Monday, August 23, 2010

Retail Pharmacists Doing Care Management Coaching? Doubtful.

Can retail pharmacists take the lead in care management-style patient coaching? To answer that, check out this New York Times article and this description of Asheville Project (more details here). Pharmacists receive extensive instruction in patient education and consumer surveys consistently show high levels of trust in community pharmacists. Pharmacists also have the advantage of "teachable moments" when consumers return to renew their prescriptions, especially if value-based insurance designs are incenting patients to pay attention. There are oodles of studies that show that, compared to usual care, pharmacists can increase health care quality and/or reduce costs (for example, here, here and here).

Full steam ahead, right?

Maybe not. The methodologically nudninky DMCB notes the Asheville data (here, here and here again) seem to be based on more than a fair share of suspect pre-post study designs and use approaches that aren't necessarily generalizable to all community/retail settings. The DMCB also worries that:
  • Next to physicians, pharmacists are among the most expensive health care professionals. Education can be done more cheaply by other highly trained, credentialed non physicians.

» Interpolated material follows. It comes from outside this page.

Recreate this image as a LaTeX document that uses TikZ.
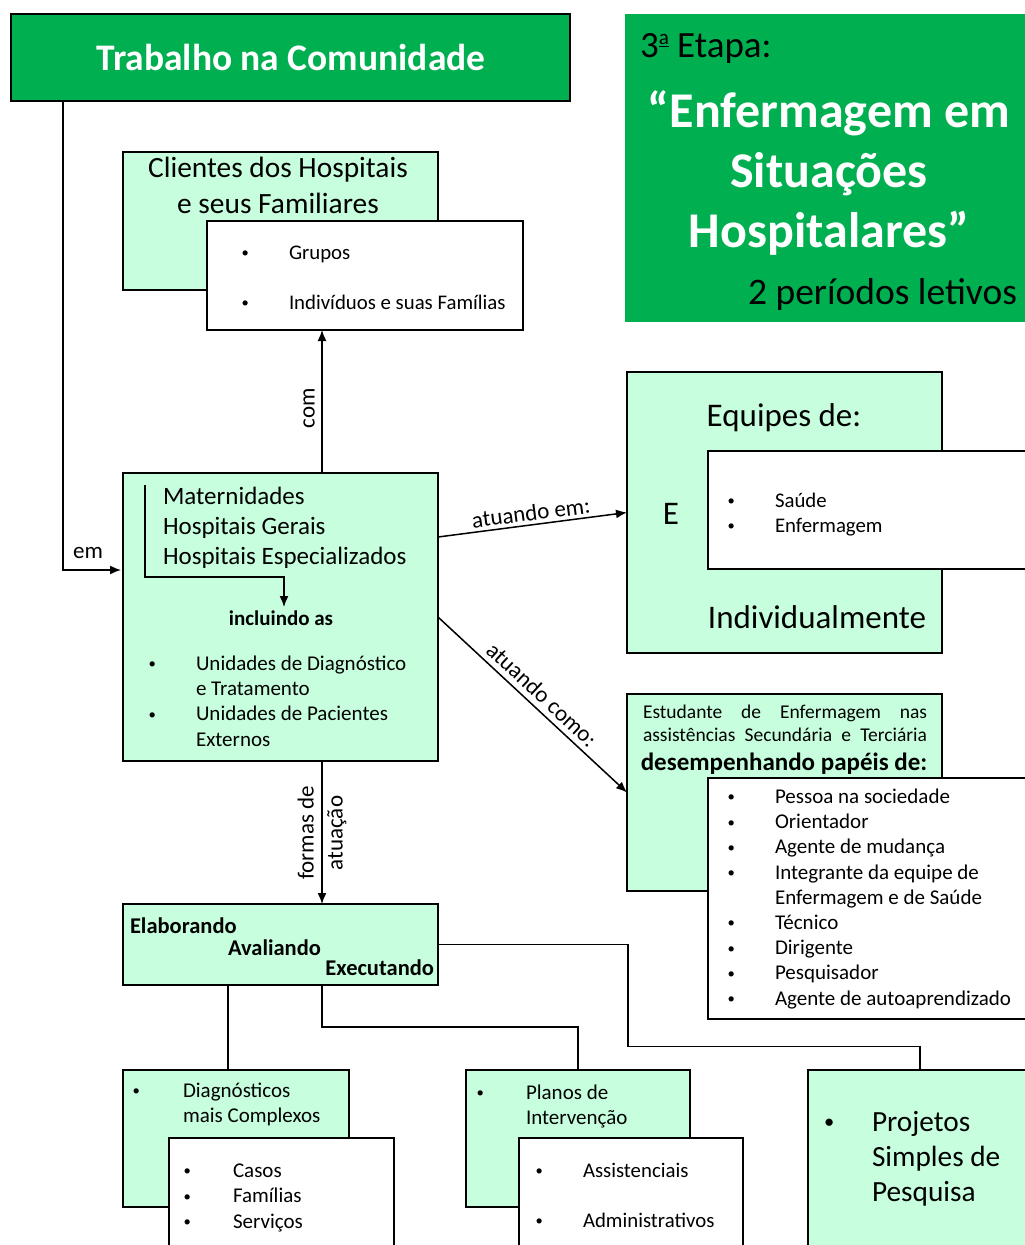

  • Despite the logic of using retail setting, setting up a separate window or a cubicle between the foot insole displays and the reading glasses tower isn't really conducive to patient engagement

  • While some retail pharmacists embrace patient education, most got into retail pharmacy because they, well.... like fill the pills n' bill retail pharmacy. Pharmacists in other settings with a greater emphasis on patient education/coaching -- such as hospital-based consulting services (which work quite well in the area of anticoagulation), disease management programs, the medical home or within pharmacy benefit management companies -- are there because their professional goals may be different.

It may be that the DMCB is wrong. It may be that retail pharmacies are retooling for a new wave of disruptive innovation, that there are generalizable and prospective randomized trials that have been overlooked and that, when the DMCB went to its community pharmacy window, joked about getting some educatin' and the pharmacists chuckled along, it misread things.

If so, it'd like to hear from some readers.